(What is being asked): Repeat, exactly and only, the lines from the beginning of the data through the line with "COLORS = ['red', 'royalblue', 'darkgreen']". Pictures are left out.

(Information shown):
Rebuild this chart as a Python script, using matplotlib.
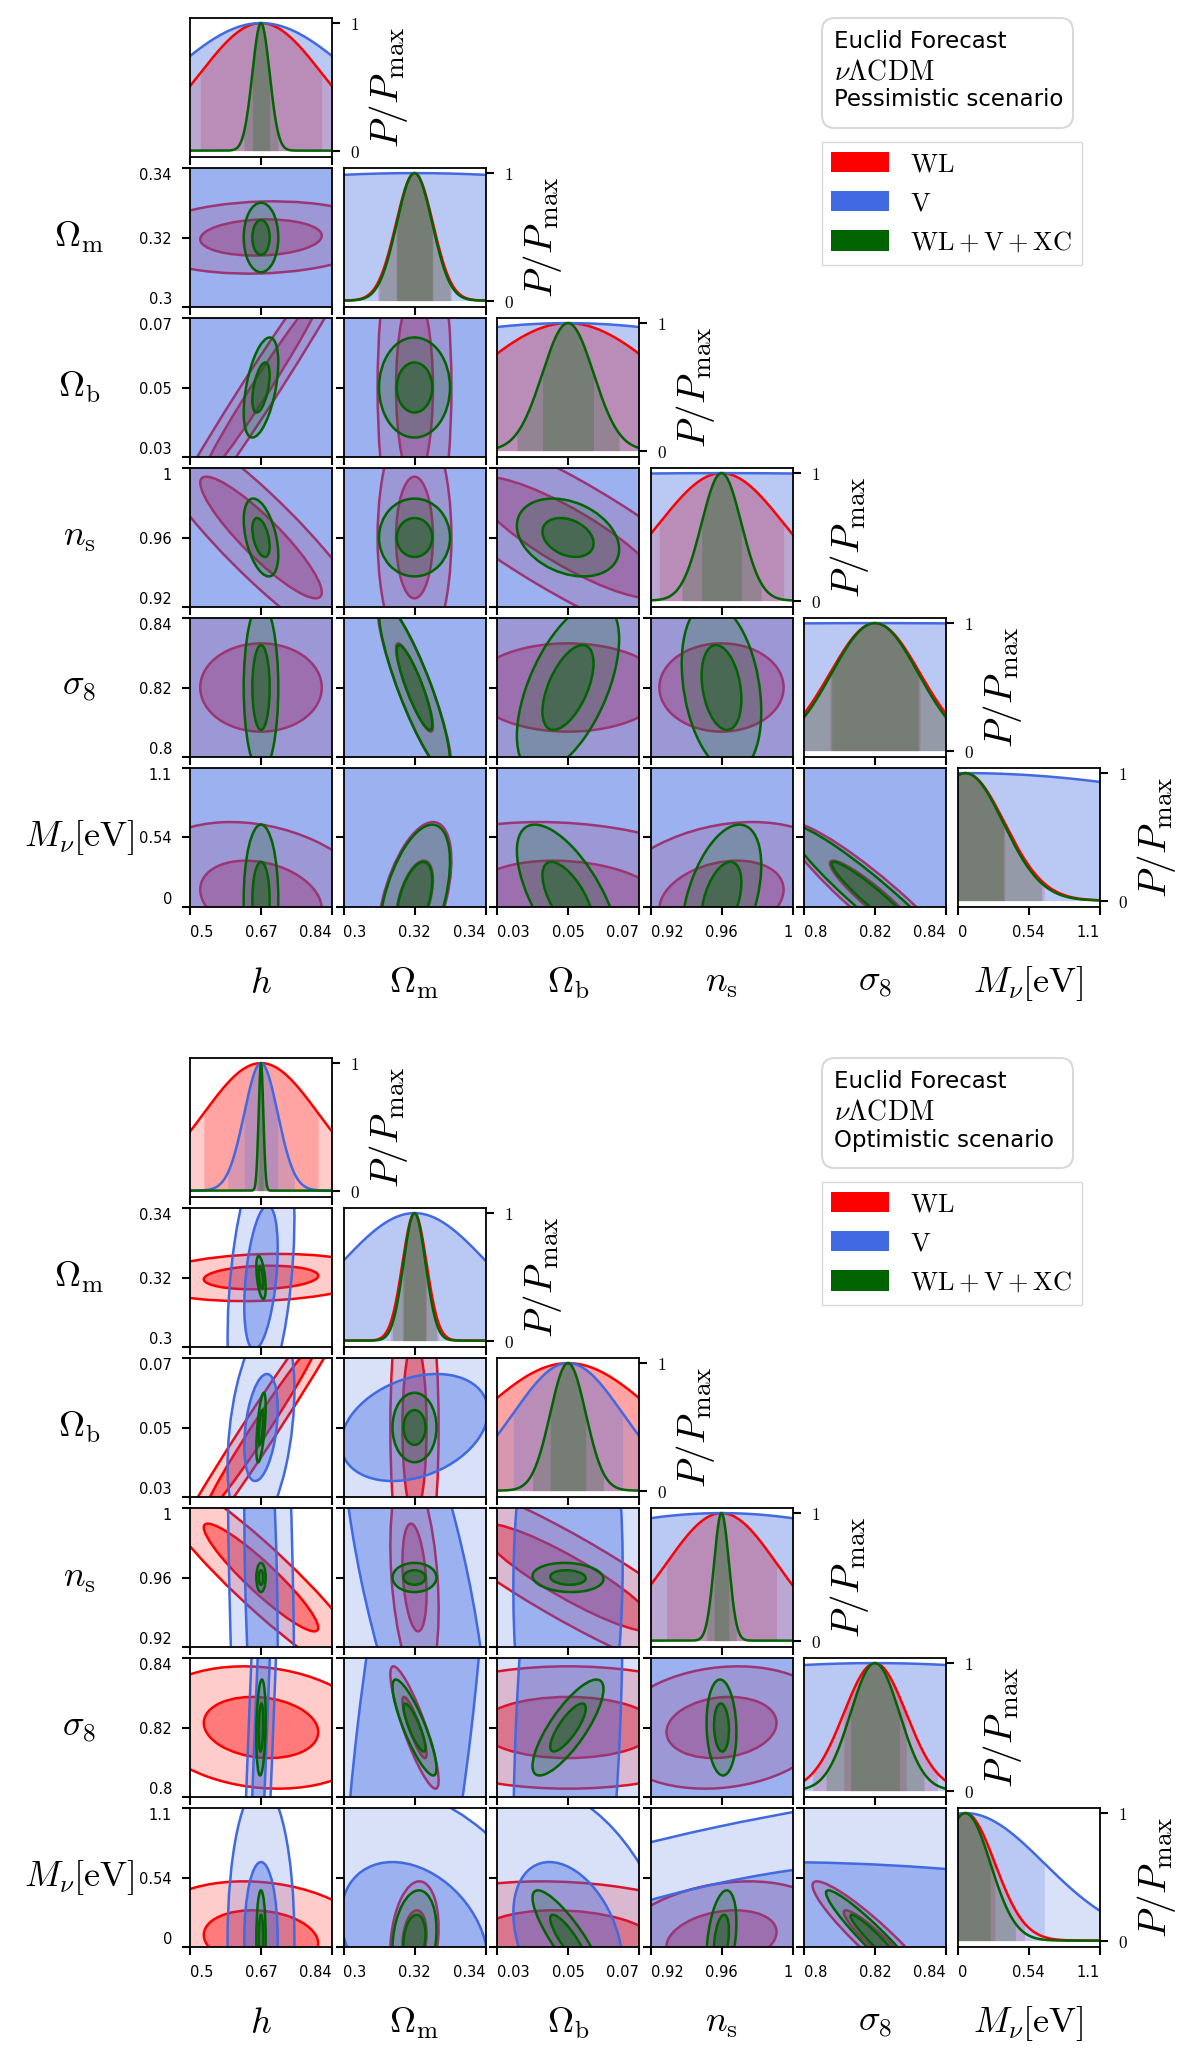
import numpy as np
import matplotlib.pyplot as plt
from matplotlib.patches import Ellipse, Patch, FancyBboxPatch

plt.rcParams['mathtext.fontset'] = 'cm'
plt.rcParams['font.family'] = 'DejaVu Sans'

# parameters
PARAM_LABELS = [r'$h$', r'$\Omega_\mathrm{m}$', r'$\Omega_\mathrm{b}$', r'$n_\mathrm{s}$',
                r'$\sigma_8$', r'$M_\nu[\mathrm{eV}]$']
FIDUCIAL = [0.67, 0.32, 0.05, 0.96, 0.82, 0.06]
LIMITS = [(0.5, 0.84), (0.3, 0.34), (0.03, 0.07), (0.92, 1.0), (0.8, 0.84), (0.0, 1.08)]
TICKS = [[0.5, 0.67, 0.84], [0.3, 0.32, 0.34], [0.03, 0.05, 0.07],
         [0.92, 0.96, 1.0], [0.8, 0.82, 0.84], [0.0, 0.54, 1.08]]
TICK_LABELS = [['0.5', '0.67', '0.84'], ['0.3', '0.32', '0.34'], ['0.03', '0.05', '0.07'],
               ['0.92', '0.96', '1'], ['0.8', '0.82', '0.84'], ['0', '0.54', '1.1']]

PROBES = [r'$\mathrm{WL}$', r'$\mathrm{V}$', r'$\mathrm{WL+V+XC}$']
COLORS = ['red', 'royalblue', 'darkgreen']

# (row, col) pairs of the lower triangle, order used for the correlation lists
PAIRS = [(1, 0), (2, 0), (2, 1), (3, 0), (3, 1), (3, 2), (4, 0), (4, 1), (4, 2), (4, 3),
         (5, 0), (5, 1), (5, 2), (5, 3), (5, 4)]

# pessimistic scenario: 1-sigma errors and correlations
SIG_PESS_WL = [0.1455, 0.0052, 0.027, 0.035, 0.0127, 0.30]
SIG_PESS_V = [0.22, 0.12, 0.08, 0.5, 0.3, 2.7]
SIG_PESS_XC = [0.0207, 0.0050, 0.0072, 0.0112, 0.0122, 0.29]
RHO_PESS_WL = [0.1, 0.985, 0.0, -0.9, 0.0, -0.85, 0.0, -0.88, 0.0, 0.0, -0.25, 0.5, -0.15, 0.25, -0.93]
RHO_PESS_V = [0.0, 0.0, 0.0, 0.0, 0.0, 0.0, 0.0, 0.0, 0.0, 0.0, 0.0, 0.0, 0.0, 0.0, 0.0]
RHO_PESS_XC = [0.0, 0.5, 0.0, -0.45, 0.0, -0.3, 0.0, -0.87, 0.57, -0.28, 0.0, 0.5, -0.65, 0.45, -0.95]

# optimistic scenario
SIG_OPT_WL = [0.137, 0.0034, 0.025, 0.031, 0.0088, 0.225]
SIG_OPT_V = [0.04, 0.0207, 0.0154, 0.14, 0.115, 0.6]
SIG_OPT_XC = [0.0056, 0.0031, 0.005, 0.0042, 0.0069, 0.19]
RHO_OPT_WL = [0.15, 0.985, 0.0, -0.93, -0.3, -0.9, -0.15, -0.87, 0.0, 0.15, -0.15, 0.2, -0.15, 0.25, -0.93]
RHO_OPT_V = [0.4, 0.35, 0.3, -0.3, -0.68, 0.05, 0.93, 0.63, 0.3, 0.0, 0.0, -0.3, -0.34, 0.68, -0.25]
RHO_OPT_XC = [-0.5, 0.6, 0.0, 0.0, 0.0, -0.1, 0.2, -0.85, 0.8, -0.1, 0.0, 0.2, -0.85, 0.35, -0.95]

W, H = 1200, 2067
fig = plt.figure(figsize=(W / 100, H / 100), dpi=100)

COL_X = [190, 343.5, 497, 650.5, 804, 957.5]
PW, PH = 142, 139
ROW_Y = [18 + 150 * i for i in range(6)]

LABEL_FS = 26
TICK_FS = 10.5
LW = 1.8


def style_ticks(ax):
    ax.tick_params(direction='out', length=6, width=1.5, labelsize=TICK_FS, pad=7)
    for sp in ax.spines.values():
        sp.set_linewidth(1.3)


def draw_corner(y0, sigmas, rhos, scenario):
    for i in range(6):
        for j in range(i + 1):
            ax = fig.add_axes([COL_X[j] / W, 1 - (y0 + ROW_Y[i] + PH) / H, PW / W, PH / H])
            style_ticks(ax)
            ax.set_xlim(LIMITS[j])
            ax.set_xticks(TICKS[j])
            if i == 5:
                ax.set_xticklabels(TICK_LABELS[j])
                lbls = ax.get_xticklabels()
                lbls[0].set_ha('left')
                lbls[-1].set_ha('right')
                ax.set_xlabel(PARAM_LABELS[j], fontsize=LABEL_FS, va='center')
                ax.xaxis.set_label_coords(0.5, -0.55)
            else:
                ax.set_xticklabels([])

            if i == j:
                # 1D marginal
                mu = FIDUCIAL[i]
                x = np.linspace(LIMITS[i][0], LIMITS[i][1], 800)
                curves = []
                for k in range(3):
                    s = sigmas[k][i]
                    p = np.exp(-0.5 * ((x - mu) / s) ** 2)
                    curves.append(p)
                    ax.fill_between(x, 0, p, where=np.abs(x - mu) <= 2 * s,
                                    color=COLORS[k], alpha=0.2, lw=0)
                    ax.fill_between(x, 0, p, where=np.abs(x - mu) <= s,
                                    color=COLORS[k], alpha=0.2, lw=0)
                for k in range(3):
                    ax.plot(x, curves[k], color=COLORS[k], lw=LW)
                ax.set_ylim(-0.05, 1.04)
                ax.yaxis.tick_right()
                ax.set_yticks([0, 1])
                ax.set_yticklabels(['$0$', '$1$'], fontsize=12.5)
                ax.yaxis.set_label_position('right')
                ax.set_ylabel(r'$P/P_\mathrm{max}$', fontsize=28, va='center')
                ax.yaxis.set_label_coords(1.4, 0.5)
            else:
                pi = PAIRS.index((i, j))
                mx, my = FIDUCIAL[j], FIDUCIAL[i]
                for k in range(3):
                    sx, sy = sigmas[k][j], sigmas[k][i]
                    r = rhos[k][pi]
                    cov = np.array([[sx * sx, r * sx * sy], [r * sx * sy, sy * sy]])
                    vals, vecs = np.linalg.eigh(cov)
                    ang = np.degrees(np.arctan2(vecs[1, 1], vecs[0, 1]))
                    for a, al in ((2, 0.2), (1, 0.4)):
                        ax.add_patch(Ellipse((mx, my), 2 * a * np.sqrt(vals[1]), 2 * a * np.sqrt(vals[0]),
                                             angle=ang, facecolor=COLORS[k], alpha=al, lw=0))
                    for a in (2, 1):
                        ax.add_patch(Ellipse((mx, my), 2 * a * np.sqrt(vals[1]), 2 * a * np.sqrt(vals[0]),
                                             angle=ang, fill=False, edgecolor=COLORS[k], lw=LW))
                ax.set_ylim(LIMITS[i])
                ax.set_yticks(TICKS[i])
                if j == 0:
                    ax.set_yticklabels(TICK_LABELS[i])
                    lbls = ax.get_yticklabels()
                    lbls[0].set_va('bottom')
                    lbls[-1].set_va('top')
                    ax.set_ylabel(PARAM_LABELS[i], fontsize=LABEL_FS, rotation=0,
                                  ha='center', va='center')
                    ax.yaxis.set_label_coords(-0.78, 0.5)
                else:
                    ax.set_yticklabels([])

    # rounded text box, positions in inches
    box = FancyBboxPatch((822 / 100, (H - y0 - 128) / 100), 2.51, 1.10,
                         boxstyle='round,pad=0,rounding_size=0.13',
                         transform=fig.dpi_scale_trans, fc='white', ec='0.85', lw=1.5)
    fig.add_artist(box)
    fig.text(834 / W, 1 - (y0 + 42) / H, 'Euclid Forecast', fontsize=16.5, ha='left', va='center')
    fig.text(834 / W, 1 - (y0 + 71) / H, r'$\nu\Lambda\mathrm{CDM}$', fontsize=20, ha='left', va='center')
    fig.text(834 / W, 1 - (y0 + 100) / H, scenario, fontsize=16.5, ha='left', va='center')

    handles = [Patch(facecolor=c, edgecolor='none') for c in COLORS]
    fig.legend(handles, PROBES, loc='upper left', bbox_to_anchor=(822 / W, 1 - (y0 + 142) / H),
               borderaxespad=0, fancybox=False, edgecolor='0.85', fontsize=19,
               handlelength=2.2, handleheight=0.8, handletextpad=0.8, labelspacing=0.5,
               borderpad=0.35, framealpha=1)


draw_corner(0, [SIG_PESS_WL, SIG_PESS_V, SIG_PESS_XC],
            [RHO_PESS_WL, RHO_PESS_V, RHO_PESS_XC], 'Pessimistic scenario')
draw_corner(1040, [SIG_OPT_WL, SIG_OPT_V, SIG_OPT_XC],
            [RHO_OPT_WL, RHO_OPT_V, RHO_OPT_XC], 'Optimistic scenario')

fig.savefig('out.png', dpi=100)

(Task solution):
Rebuild this chart as a Python script, using matplotlib.
import numpy as np
import matplotlib.pyplot as plt
from matplotlib.patches import Ellipse, Patch, FancyBboxPatch

plt.rcParams['mathtext.fontset'] = 'cm'
plt.rcParams['font.family'] = 'DejaVu Sans'

# parameters
PARAM_LABELS = [r'$h$', r'$\Omega_\mathrm{m}$', r'$\Omega_\mathrm{b}$', r'$n_\mathrm{s}$',
                r'$\sigma_8$', r'$M_\nu[\mathrm{eV}]$']
FIDUCIAL = [0.67, 0.32, 0.05, 0.96, 0.82, 0.06]
LIMITS = [(0.5, 0.84), (0.3, 0.34), (0.03, 0.07), (0.92, 1.0), (0.8, 0.84), (0.0, 1.08)]
TICKS = [[0.5, 0.67, 0.84], [0.3, 0.32, 0.34], [0.03, 0.05, 0.07],
         [0.92, 0.96, 1.0], [0.8, 0.82, 0.84], [0.0, 0.54, 1.08]]
TICK_LABELS = [['0.5', '0.67', '0.84'], ['0.3', '0.32', '0.34'], ['0.03', '0.05', '0.07'],
               ['0.92', '0.96', '1'], ['0.8', '0.82', '0.84'], ['0', '0.54', '1.1']]

PROBES = [r'$\mathrm{WL}$', r'$\mathrm{V}$', r'$\mathrm{WL+V+XC}$']
COLORS = ['red', 'royalblue', 'darkgreen']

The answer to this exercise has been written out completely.